What is known, though, is that Colton Harris-Moore was in Ada County at that time, where he stole a 2006 Ford F150 and continued his road trip. He did a big 372-mile swing below the Sawtooth National Forest amid the western foothills of the Rocky Mountains and then drove down into the Teton Valley to a town called Driggs, Idaho. There at Driggs Teton Peaks Municipal Airport on June 12, he traded the pickup for a gray Cadillac Escalade, which he stole from a private hangar. The airport had a number of cars around, all with keys in them, but Colt picked the top of the line, the favorite SUV of rap stars.

He dumped the Escalade in Cody, Wyoming, the following day. Moving between those two points, the most likely route is through Wind River Canyon, past Kirwin, a spot that Amelia Earhart liked so much that she was having a cabin built there while she attempted her ill-fated around-the-world flight. The other choice would be up through Yellowstone National Park and across the Wapiti Valley, a drive that Teddy Roosevelt called “the most scenic 50 miles in America.” It’s the perfect path for a summer road trip, but risky due to having to stop to pay a park entrance fee to a ranger. Regardless of the route, both drives run through such breathtaking vistas that it should be a felony to do either one of them at night.

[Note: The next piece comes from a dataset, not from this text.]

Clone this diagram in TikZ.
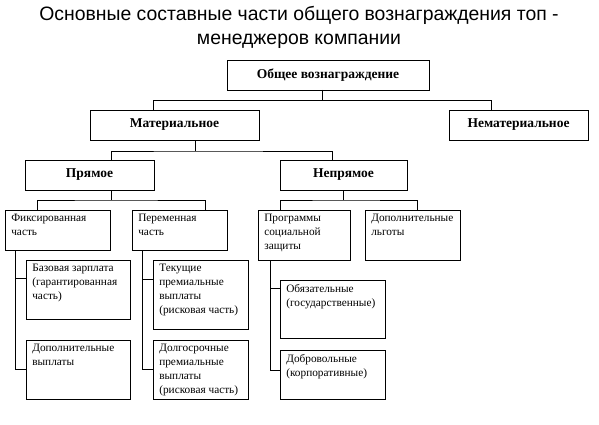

Colt was now getting into real bandit country. In 1832, Driggs was the site of a huge fur trapper rendezvous that, beyond the usual alcohol-fueled shenanigans that made those gatherings famous, ended with the deadly two- day battle of Pierre’s Hole, where mountain men along with their Nez Perce and Flathead friends fought a band of Gros Ventre Indians. And Colt certainly wasn’t the first rustler to make a run through Teton Valley, though historically it served as a hideout for those who filched cattle and horses instead of boats and planes. Crossing into Wyoming, the red hills and frontier towns still faintly ring with the ricochets of Robert LeRoy Parker and Harry Longabaugh, aka Butch Cassidy and the Sundance Kid, along with Wild Bill Hickok, Doc Holliday, Calamity Jane, and Frank and Jesse James.